┌──

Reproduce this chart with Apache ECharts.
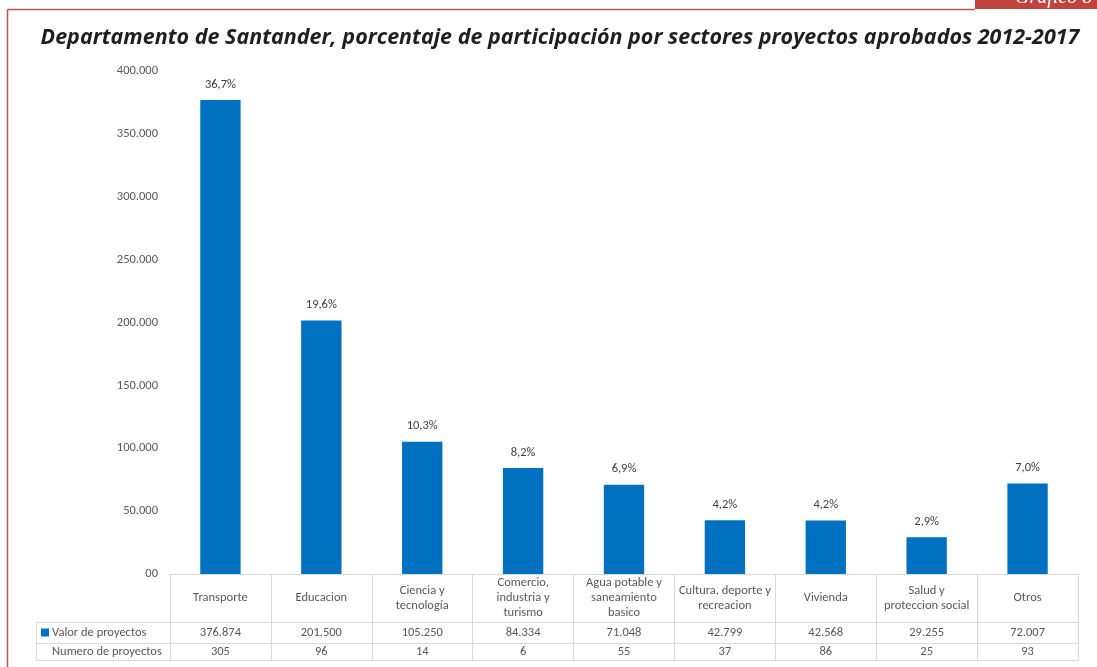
<!DOCTYPE html>
<html>
<head>
<meta charset="utf-8">
<script src="https://cdn.jsdelivr.net/npm/echarts@6/dist/echarts.min.js"></script>
<style>
  html, body { margin: 0; padding: 0; background: #fff; }
  #chart { width: 1097px; height: 667px; }
</style>
</head>
<body>
<div id="chart"></div>
<script>
const sectores = ['Transporte', 'Educacion', 'Ciencia y\ntecnología', 'Comercio,\nindustria y\nturismo',
  'Agua potable y\nsaneamiento\nbasico', 'Cultura, deporte y\nrecreacion', 'Vivienda',
  'Salud y\nproteccion social', 'Otros'];
const valores = [376874, 201500, 105250, 84334, 71048, 42799, 42568, 29255, 72007];
const porcentajes = ['36,7%', '19,6%', '10,3%', '8,2%', '6,9%', '4,2%', '4,2%', '2,9%', '7,0%'];
const numeroProyectos = [305, 96, 14, 6, 55, 37, 86, 25, 93];

const lineColor = '#d9d9d9';
const textColor = '#595959';
const fontFamily = 'Calibri, Carlito, "Open Sans", sans-serif';
const fontSize = 12.5;

function miles(v) {
  return String(v).replace(/\B(?=(\d{3})+(?!\d))/g, '.');
}

let myChart = echarts.init(document.getElementById('chart'));

// one extra x axis per table row, the first one also draws the column borders
const rowAxis = (offset, margin, labels) => ({
  type: 'category',
  data: sectores,
  position: 'bottom',
  offset: offset,
  axisLine: { show: true, lineStyle: { color: lineColor } },
  axisTick: { show: false },
  axisLabel: {
    show: !!labels,
    interval: 0,
    margin: margin,
    verticalAlign: 'middle',
    color: textColor,
    fontSize: fontSize,
    fontFamily: fontFamily,
    formatter: (v, i) => labels ? String(labels[i]) : ''
  }
});

myChart.setOption({
  animation: false,
  title: {
    text: 'Departamento de Santander, porcentaje de participación por sectores proyectos aprobados 2012-2017',
    left: 555,
    textAlign: 'center',
    top: 22,
    textStyle: { fontSize: 21.5, fontWeight: 'bold', fontStyle: 'italic', color: '#1f1f1f', fontFamily: '"Open Sans", sans-serif' }
  },
  legend: {
    data: ['Valor de proyectos'],
    left: 41,
    top: 626,
    icon: 'rect',
    itemWidth: 8,
    itemHeight: 8,
    itemGap: 3,
    padding: 0,
    textStyle: { color: textColor, fontSize: fontSize, fontFamily: fontFamily, padding: [0, 0, 0, -2] }
  },
  grid: { left: 170, right: 19, top: 71, bottom: 93, containLabel: false },
  xAxis: [
    {
      type: 'category',
      data: sectores,
      position: 'bottom',
      axisLine: { show: true, lineStyle: { color: lineColor } },
      axisTick: { show: true, interval: 0, length: 86, lineStyle: { color: lineColor } },
      axisLabel: {
        interval: 0,
        margin: 24,
        verticalAlign: 'middle',
        lineHeight: 15,
        color: textColor,
        fontSize: fontSize,
        fontFamily: fontFamily
      }
    },
    rowAxis(48, 10.5, valores.map(miles)),
    rowAxis(69, 8.5, numeroProyectos),
    rowAxis(86, 0, null)
  ],
  yAxis: {
    type: 'value',
    min: 0,
    max: 400000,
    interval: 50000,
    axisLine: { show: false },
    axisTick: { show: false },
    splitLine: { show: false },
    axisLabel: {
      margin: 12,
      color: textColor,
      fontSize: fontSize,
      fontFamily: fontFamily,
      formatter: v => v === 0 ? '00' : miles(v / 1000) + '.000'
    }
  },
  series: [{
    name: 'Valor de proyectos',
    type: 'bar',
    data: valores,
    barWidth: '40%',
    itemStyle: { color: '#0070C0' },
    label: {
      show: true,
      position: 'top',
      distance: 9,
      color: '#404040',
      fontSize: fontSize,
      fontFamily: fontFamily,
      formatter: p => porcentajes[p.dataIndex]
    }
  }],
  graphic: [
    // frame of the page
    { type: 'line', shape: { x1: 7.5, y1: 9.5, x2: 975, y2: 9.5 }, style: { stroke: '#c0504d', lineWidth: 1.5 } },
    { type: 'line', shape: { x1: 7.5, y1: 9.5, x2: 7.5, y2: 667 }, style: { stroke: '#c0504d', lineWidth: 1.5 } },
    { type: 'rect', shape: { x: 975, y: 0, width: 122, height: 9 }, style: { fill: '#c0443b' } },
    { type: 'text', x: 1015, y: -12, style: { text: 'Gráfico 8', fill: '#fff', font: 'italic 20px "Liberation Serif", serif' } },
    // left column of the data table
    { type: 'line', shape: { x1: 36.5, y1: 622.5, x2: 170, y2: 622.5 }, style: { stroke: lineColor } },
    { type: 'line', shape: { x1: 36.5, y1: 643.5, x2: 170, y2: 643.5 }, style: { stroke: lineColor } },
    { type: 'line', shape: { x1: 36.5, y1: 660.5, x2: 170, y2: 660.5 }, style: { stroke: lineColor } },
    { type: 'line', shape: { x1: 36.5, y1: 622.5, x2: 36.5, y2: 660.5 }, style: { stroke: lineColor } },
    { type: 'text', x: 52, y: 652, style: { text: 'Numero de proyectos', fill: textColor, font: fontSize + 'px ' + fontFamily, verticalAlign: 'middle' } }
  ]
});
</script>
</body>
</html>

└──

▶ THE PROBLEM:
Copy out all of the material exactly as written, without its pictures.

▶ SOLUTION TO THIS EXERCISE:
Reproduce this chart with Apache ECharts.
<!DOCTYPE html>
<html>
<head>
<meta charset="utf-8">
<script src="https://cdn.jsdelivr.net/npm/echarts@6/dist/echarts.min.js"></script>
<style>
  html, body { margin: 0; padding: 0; background: #fff; }
  #chart { width: 1097px; height: 667px; }
</style>
</head>
<body>
<div id="chart"></div>
<script>
const sectores = ['Transporte', 'Educacion', 'Ciencia y\ntecnología', 'Comercio,\nindustria y\nturismo',
  'Agua potable y\nsaneamiento\nbasico', 'Cultura, deporte y\nrecreacion', 'Vivienda',
  'Salud y\nproteccion social', 'Otros'];
const valores = [376874, 201500, 105250, 84334, 71048, 42799, 42568, 29255, 72007];
const porcentajes = ['36,7%', '19,6%', '10,3%', '8,2%', '6,9%', '4,2%', '4,2%', '2,9%', '7,0%'];
const numeroProyectos = [305, 96, 14, 6, 55, 37, 86, 25, 93];

const lineColor = '#d9d9d9';
const textColor = '#595959';
const fontFamily = 'Calibri, Carlito, "Open Sans", sans-serif';
const fontSize = 12.5;

function miles(v) {
  return String(v).replace(/\B(?=(\d{3})+(?!\d))/g, '.');
}

let myChart = echarts.init(document.getElementById('chart'));

// one extra x axis per table row, the first one also draws the column borders
const rowAxis = (offset, margin, labels) => ({
  type: 'category',
  data: sectores,
  position: 'bottom',
  offset: offset,
  axisLine: { show: true, lineStyle: { color: lineColor } },
  axisTick: { show: false },
  axisLabel: {
    show: !!labels,
    interval: 0,
    margin: margin,
    verticalAlign: 'middle',
    color: textColor,
    fontSize: fontSize,
    fontFamily: fontFamily,
    formatter: (v, i) => labels ? String(labels[i]) : ''
  }
});

myChart.setOption({
  animation: false,
  title: {
    text: 'Departamento de Santander, porcentaje de participación por sectores proyectos aprobados 2012-2017',
    left: 555,
    textAlign: 'center',
    top: 22,
    textStyle: { fontSize: 21.5, fontWeight: 'bold', fontStyle: 'italic', color: '#1f1f1f', fontFamily: '"Open Sans", sans-serif' }
  },
  legend: {
    data: ['Valor de proyectos'],
    left: 41,
    top: 626,
    icon: 'rect',
    itemWidth: 8,
    itemHeight: 8,
    itemGap: 3,
    padding: 0,
    textStyle: { color: textColor, fontSize: fontSize, fontFamily: fontFamily, padding: [0, 0, 0, -2] }
  },
  grid: { left: 170, right: 19, top: 71, bottom: 93, containLabel: false },
  xAxis: [
    {
      type: 'category',
      data: sectores,
      position: 'bottom',
      axisLine: { show: true, lineStyle: { color: lineColor } },
      axisTick: { show: true, interval: 0, length: 86, lineStyle: { color: lineColor } },
      axisLabel: {
        interval: 0,
        margin: 24,
        verticalAlign: 'middle',
        lineHeight: 15,
        color: textColor,
        fontSize: fontSize,
        fontFamily: fontFamily
      }
    },
    rowAxis(48, 10.5, valores.map(miles)),
    rowAxis(69, 8.5, numeroProyectos),
    rowAxis(86, 0, null)
  ],
  yAxis: {
    type: 'value',
    min: 0,
    max: 400000,
    interval: 50000,
    axisLine: { show: false },
    axisTick: { show: false },
    splitLine: { show: false },
    axisLabel: {
      margin: 12,
      color: textColor,
      fontSize: fontSize,
      fontFamily: fontFamily,
      formatter: v => v === 0 ? '00' : miles(v / 1000) + '.000'
    }
  },
  series: [{
    name: 'Valor de proyectos',
    type: 'bar',
    data: valores,
    barWidth: '40%',
    itemStyle: { color: '#0070C0' },
    label: {
      show: true,
      position: 'top',
      distance: 9,
      color: '#404040',
      fontSize: fontSize,
      fontFamily: fontFamily,
      formatter: p => porcentajes[p.dataIndex]
    }
  }],
  graphic: [
    // frame of the page
    { type: 'line', shape: { x1: 7.5, y1: 9.5, x2: 975, y2: 9.5 }, style: { stroke: '#c0504d', lineWidth: 1.5 } },
    { type: 'line', shape: { x1: 7.5, y1: 9.5, x2: 7.5, y2: 667 }, style: { stroke: '#c0504d', lineWidth: 1.5 } },
    { type: 'rect', shape: { x: 975, y: 0, width: 122, height: 9 }, style: { fill: '#c0443b' } },
    { type: 'text', x: 1015, y: -12, style: { text: 'Gráfico 8', fill: '#fff', font: 'italic 20px "Liberation Serif", serif' } },
    // left column of the data table
    { type: 'line', shape: { x1: 36.5, y1: 622.5, x2: 170, y2: 622.5 }, style: { stroke: lineColor } },
    { type: 'line', shape: { x1: 36.5, y1: 643.5, x2: 170, y2: 643.5 }, style: { stroke: lineColor } },
    { type: 'line', shape: { x1: 36.5, y1: 660.5, x2: 170, y2: 660.5 }, style: { stroke: lineColor } },
    { type: 'line', shape: { x1: 36.5, y1: 622.5, x2: 36.5, y2: 660.5 }, style: { stroke: lineColor } },
    { type: 'text', x: 52, y: 652, style: { text: 'Numero de proyectos', fill: textColor, font: fontSize + 'px ' + fontFamily, verticalAlign: 'middle' } }
  ]
});
</script>
</body>
</html>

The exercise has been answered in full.